By Matt Doiron
Energizer Holdings (ENR) is best known for its brand of household alkaline batteries but its Personal Care segment (which includes, for example, Schick razors and Banana Boat sunscreen) has recently become the company's largest source of revenue and earnings as these businesses have grown faster than battery-related ones. As of now, Energizer is priced at a reasonable level for a portfolio of strong consumer staples brands, with a trailing P/E of 16 and a forward P/E of 12, and we think the company's value prospects deserve further investigation.
Energizer is priced at a reasonable level for a portfolio of strong consumer staples brands, with a trailing P/E of 16 and a forward P/E of 12. In its most recent 10-Q, Energizer announced an increase in revenue and a doubling in earnings per share compared to the same quarter in the previous year. In the first half of its fiscal year (which began in October), the company has seen a modest 5% rise in revenue and a 58% increase in earnings per share compared to a year ago. Cash flow from operations has doubled, also a strong sign. The Household Products segment saw flat earnings and revenue, with increases in the alkaline battery business offsetting declines in other battery products. Bottom-line growth came nearly entirely from Personal Care and the end of administrative expenses related to a restricting of Household Products.

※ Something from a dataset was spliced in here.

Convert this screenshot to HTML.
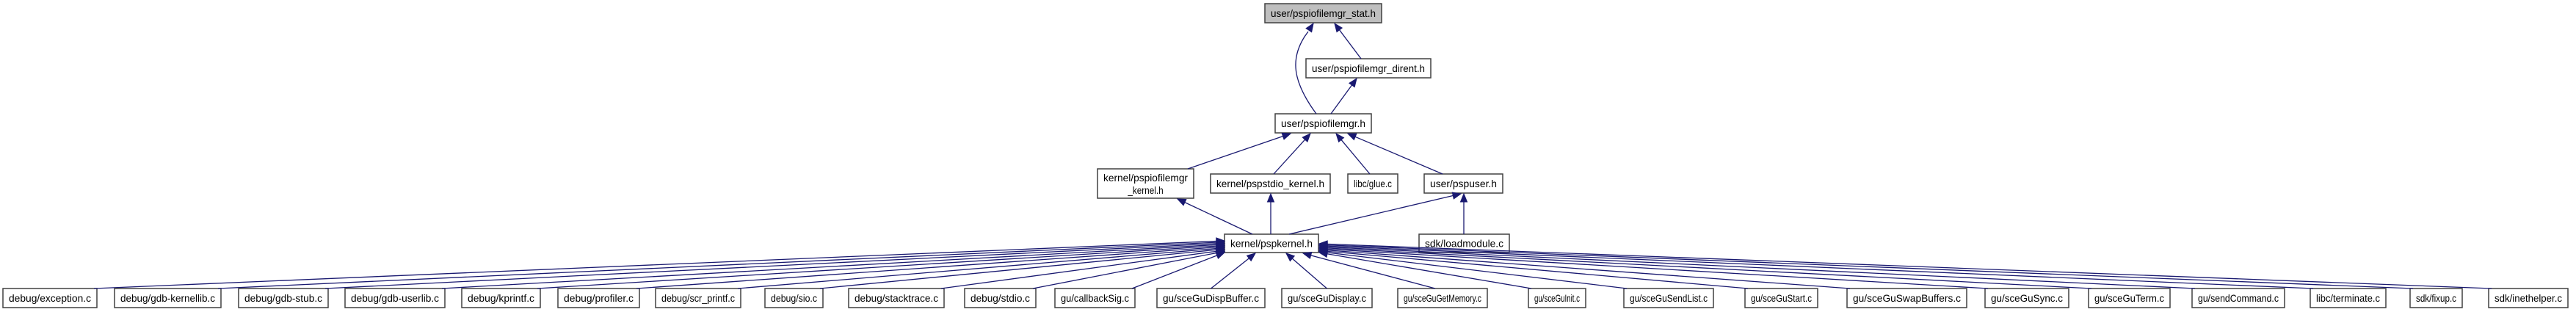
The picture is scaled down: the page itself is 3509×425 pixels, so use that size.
<!DOCTYPE html>
<html><head><meta charset="utf-8"><style>
html,body{margin:0;padding:0;background:#fff;width:3509px;height:425px;overflow:hidden}
svg text{font-family:"Liberation Sans",Arial,sans-serif;font-size:14px;fill:#000}
</style></head><body>
<svg id="g" xmlns="http://www.w3.org/2000/svg" width="3509" height="425" viewBox="0 0 3509 425"></svg>
<script>
const S=document.getElementById('g');
let out='';
const C='#191970';
function txt(x,y,s,w){
  out+=`<text x="${x}" y="${y}" text-anchor="middle" textLength="${w}" lengthAdjust="spacingAndGlyphs">${s}</text>`;
}
function box(x1,y1,x2,y2,lines,fill){
  out+=`<rect x="${x1}" y="${y1}" width="${x2-x1}" height="${y2-y1}" fill="${fill||'#fff'}" stroke="#404040" stroke-width="1.5"/>`;
  const cx=(x1+x2)/2, cy=(y1+y2)/2, w=x2-x1-16;
  if(lines.length==1) txt(cx,cy+5,lines[0],w);
  else { txt(cx,cy-3,lines[0],w); txt(cx,cy+14,lines[1],w*0.42); }
}
function arrowHead(px,py,tx,ty){
  const dx=tx-px, dy=ty-py, L=Math.hypot(dx,dy), ux=dx/L, uy=dy/L;
  const bx=tx-ux*11, by=ty-uy*11, nx=-uy*4.5, ny=ux*4.5;
  out+=`<polygon points="${tx},${ty} ${bx+nx},${by+ny} ${bx-nx},${by-ny}" fill="${C}" stroke="${C}"/>`;
}
function edge(sx,sy,tx,ty){
  const dx=tx-sx, dy=ty-sy, L=Math.hypot(dx,dy);
  const ex=tx-dx/L*10, ey=ty-dy/L*10;
  out+=`<line x1="${sx}" y1="${sy}" x2="${ex}" y2="${ey}" stroke="${C}" stroke-width="1.3"/>`;
  arrowHead(sx,sy,tx,ty);
}
box(1723,5,1882,31,['user/pspiofilemgr_stat.h'],'#bfbfbf');
box(1779,80,1949,106,['user/pspiofilemgr_dirent.h']);
box(1737,155,1868,181,['user/pspiofilemgr.h']);
box(1495,230,1626,270,['kernel/pspiofilemgr','_kernel.h']);
box(1649,237,1812,263,['kernel/pspstdio_kernel.h']);
box(1836,237,1904,263,['libc/glue.c']);
box(1940,237,2047,263,['user/pspuser.h']);
box(1668,319,1796,344,['kernel/pspkernel.h']);
box(1933,319,2056,344,['sdk/loadmodule.c']);
out+=`<path d="M1793,155 C1760,110 1758,80 1777,50 L1782,43" fill="none" stroke="${C}" stroke-width="1.3"/>`;
arrowHead(1779,47,1789,32);
edge(1854,80,1818,32);
edge(1813,155,1848,107);
edge(1618,230,1758,182);
edge(1735,237,1785,182);
edge(1866,237,1820,182);
edge(1965,237,1836,182);
edge(1706,319,1604,271);
edge(1731,319,1731,264);
edge(1756,319,1990,264);
edge(1994,319,1994,264);
const B=[[4,132,'debug/exception.c'],[156,301,'debug/gdb-kernellib.c'],[325,447,'debug/gdb-stub.c'],[470,606,'debug/gdb-userlib.c'],
[629,736,'debug/kprintf.c'],[760,871,'debug/profiler.c'],[893,1009,'debug/scr_printf.c'],[1042,1121,'debug/sio.c'],
[1156,1286,'debug/stacktrace.c'],[1314,1411,'debug/stdio.c'],[1437,1546,'gu/callbackSig.c'],[1576,1723,'gu/sceGuDispBuffer.c'],
[1746,1869,'gu/sceGuDisplay.c'],[1904,2026,'gu/sceGuGetMemory.c'],[2082,2160,'gu/sceGuInit.c'],[2212,2334,'gu/sceGuSendList.c'],
[2377,2476,'gu/sceGuStart.c'],[2516,2679,'gu/sceGuSwapBuffers.c'],[2704,2818,'gu/sceGuSync.c'],[2845,2956,'gu/sceGuTerm.c'],
[2986,3112,'gu/sendCommand.c'],[3147,3250,'libc/terminate.c'],[3283,3354,'sdk/fixup.c'],[3390,3498,'sdk/inethelper.c']];
B.forEach((b,i)=>{
  box(b[0],393,b[1],419,[b[2]]);
  const cx=(b[0]+b[1])/2;
  let sx,tx,ty;
  if(b[1]<1560){ sx=b[1]-4; tx=1668; ty=328+(i/10)*16; if(ty>344)ty=344; }
  else if(cx<1732 && cx>1560){ sx=cx; tx=1710; ty=345; }
  else if(cx>1732 && cx<1830){ sx=cx; tx=1752; ty=345; }
  else if(cx<2100){ sx=cx-10; tx=1775; ty=345; }
  else { sx=b[0]+4; tx=1797; const k=(i-14)/9; ty=344-k*12; }
  edge(sx,393,tx,ty);
});
S.innerHTML=out;
</script>
</body></html>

At last filing, three hedge funds owned at least 1 million shares of Energizer. Value fund Atlantic Investment Management, managed by Alexander Roepers, owned 2.5 million shares. According to its 13F, this made Energizer Atlantic's third largest position (see other stocks in Atlantic's portfolio). Barry Rosenstein's JANA Partners increased its holdings 78% and reported 1.8 million shares in its portfolio. Read our coverage of JANA Partners' investment letter. Finally, Adage Capital Management, which is run by two alumni of Harvard Management Company (the Harvard endowment also owns a minority stake in the hedge fund) still owned 1.1 million shares after having sold a significant chunk of its shares in the fourth quarter of 2011. Insider activity at Energizer has been very limited recently.
Energizer's two closest peers in the battery business are Panasonic (PC) and Spectrum Brands (SPB). Panasonic is unprofitable on a trailing basis, and in its most recent quarter reported an 8% revenue decline compared to the same quarter of 2011. Spectrum is also unprofitable on a trailing basis, and though analysts expect it to turn around its forward P/E multiple is even with Energizer's. Rival Duracell is owned by Procter and Gamble (PG), which also owns the Gillette brand of razors that competes with Schick. Procter and Gamble has a trailing P/E ratio of 20, and also pays a dividend yield of 3.5%. Procter and Gamble also reported a 16% decrease in earnings in its most recent quarter compared to the previous year, and its growth over the next year is expected to be fairly low. Obviously, Procter and Gamble is a much larger business with a market capitalization about 35 times Energizer's $5.2 billion, and it is possible that its portfolio of offerings includes more struggling products than Energizer's does. So far this year Procter and Gamble and Energizer are about flat while Panasonic has slumped 20% and Spectrum has rallied 30%.
We look at Energizer and see a value stock with growth opportunities in Personal Care and a stable, well-known battery business. Panasonic and Spectrum Brands have struggled recently, but it hasn't and its brands have seemingly trumped Procter and Gamble's over the last few months. We think that Energizer, which currently has similar or lower valuation multiples compared to these companies, should rise in price relative to them over the next several months.